Je kunt de cliënt natuurlijk uitdagen om dit soort overtuigingen los te laten en te vervangen door steunende overtuigingen als:

·       Ik doe een heleboel dingen goed. 
·       Als ik me kwetsbaar opstel, zullen mensen me waarderen. 
·       Ik krijg veel kritiek, dus ik doe iets belangrijks. 
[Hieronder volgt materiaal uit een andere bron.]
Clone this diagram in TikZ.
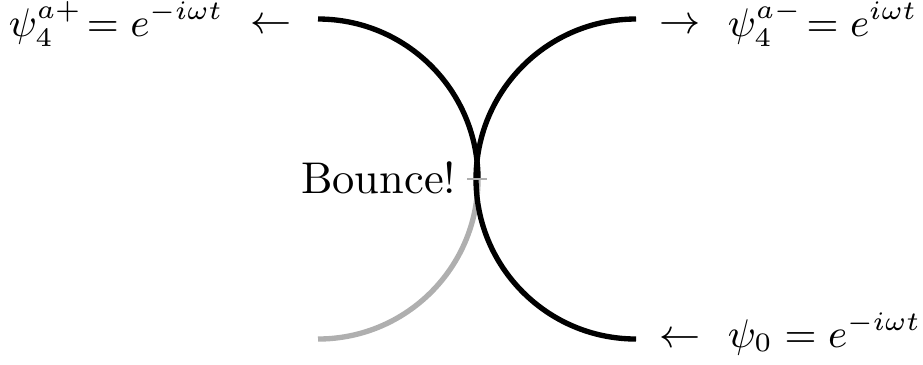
\documentclass[tikz,border=0pt]{standalone}
\usepackage{xcolor}
\usepackage{tikz}
\usetikzlibrary{positioning, calc}
\definecolor{fadegray}{RGB}{175,175,175}
\tikzset{
    wall/.style = {line width=1.2pt, black},
    ghost/.style = {line width=1.2pt, fadegray},
    eqn/.style = {inner sep=0pt, font=\fontsize{9.2}{11}\selectfont},
    marker/.style = {line width=0.3pt, fadegray}
}

\begin{document}
\begin{tikzpicture}[x=0.225pt, y=0.225pt]
\useasboundingbox (0,0) rectangle (923,364);
\coordinate (A) at (318,345);
\coordinate (B) at (478,185);
\coordinate (C) at (636,345);
\coordinate (D) at (636,25);

\draw [wall] (A) arc[start angle=90, end angle=0, radius=160];
\draw [ghost] (B) arc[start angle=0, end angle=-90, radius=160];
\draw [wall] (C) arc[start angle=90, end angle=270, radius=160];
\draw [marker] ($(B)+(-11,0)$) -- ($(B)+(9,0)$);

% incoming and outgoing waves
\node (E1) [eqn, anchor=base east] at ($(A)+(-26,-14)$) {$\leftarrow$};
\node (E) [eqn, anchor=base west] at (8,328) {$\psi_4^{a+}\!= e^{-i\omega t}$};
\node (F1) [eqn, anchor=base west] at ($(C)+(23,-14)$) {$\rightarrow$};
\node (F) [eqn, anchor=base west] at ($(C)+(91,-17)$) {$\psi_4^{a-}\!= e^{i\omega t}$};
\node (G1) [eqn, anchor=base west] at ($(D)+(23,-8)$) {$\leftarrow$};
\node (G) [eqn, anchor=base west] at ($(D)+(91,-8)$) {$\psi_0 = e^{-i\omega t}$};
\node (H) [eqn, font=\normalsize, anchor=base east] at ($(B)+(-21,-14)$) {Bounce!};
\end{tikzpicture}
\end{document}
Dat werkt echter niet altijd. De cliënt weet rationeel dat de nieuwe overtuigingen beter zijn, maar ze voelen niet als ‘waar’. Vaak zit er dan een onbewuste kernovertuiging, die de belemmerende overtuigingen in stand houdt en de steunende varianten weerspreekt. Enkele voorbeelden van zulke kernovertuigingen zijn:

·       Ik ben een loser
·       Ik ben het niet waard om van te houden. 
·       Ik heb geen bestaansrecht. 

Petra (niet haar echte naam), een aantrekkelijke en zeer verzorgde vrouw van 35, heeft zich aangemeld voor therapie. Ze heeft last van onrust, stress en slapeloosheid. Ogenschijnlijk is haar leven op orde. Ze is gelukkig getrouwd, heeft twee gezonde kinderen en een leuke baan. Petra beschrijft zichzelf als extreem perfectionistisch. Alles moet goed gaan en alles moet kloppen. Haar uiterlijk en gedrag bevestigen dat helemaal. Na doorvragen worden de overtuigingen achter haar ‘moeten’ duidelijk:

·       Als ik iets niet goed doe, dan ga ik af. 
·       Als er iets niet klopt in mijn leven, dan ben ik niet oké.

Als ik deze overtuigingen uitdaag, beseft ze vrij snel dat ze niet realistisch zijn. Maar ze voelen als ‘waarheid’ en ze kan ze niet loslaten. Verder doorvragen onthult haar onbewuste kernovertuiging:

·       Ik mag er niet zijn.

Ze blijkt een ongewenst kind te zijn, dat van jongs af aan gevoeld heeft geen plek te mogen innemen. Alleen door mooi, slim en lief te zijn, kon ze waardering oogsten en een plaats in het gezin veroveren. 

Door haar kernovertuiging op gevoelsniveau te veranderen, kan ze haar andere belemmerende overtuigingen en het bijbehorende ‘moeten’ loslaten. Ze mag nu van zichzelf fouten maken en kan lachen om dingen die niet kloppen. Petra voelt nu dat ze er mag zijn en kan weer rustig slapen.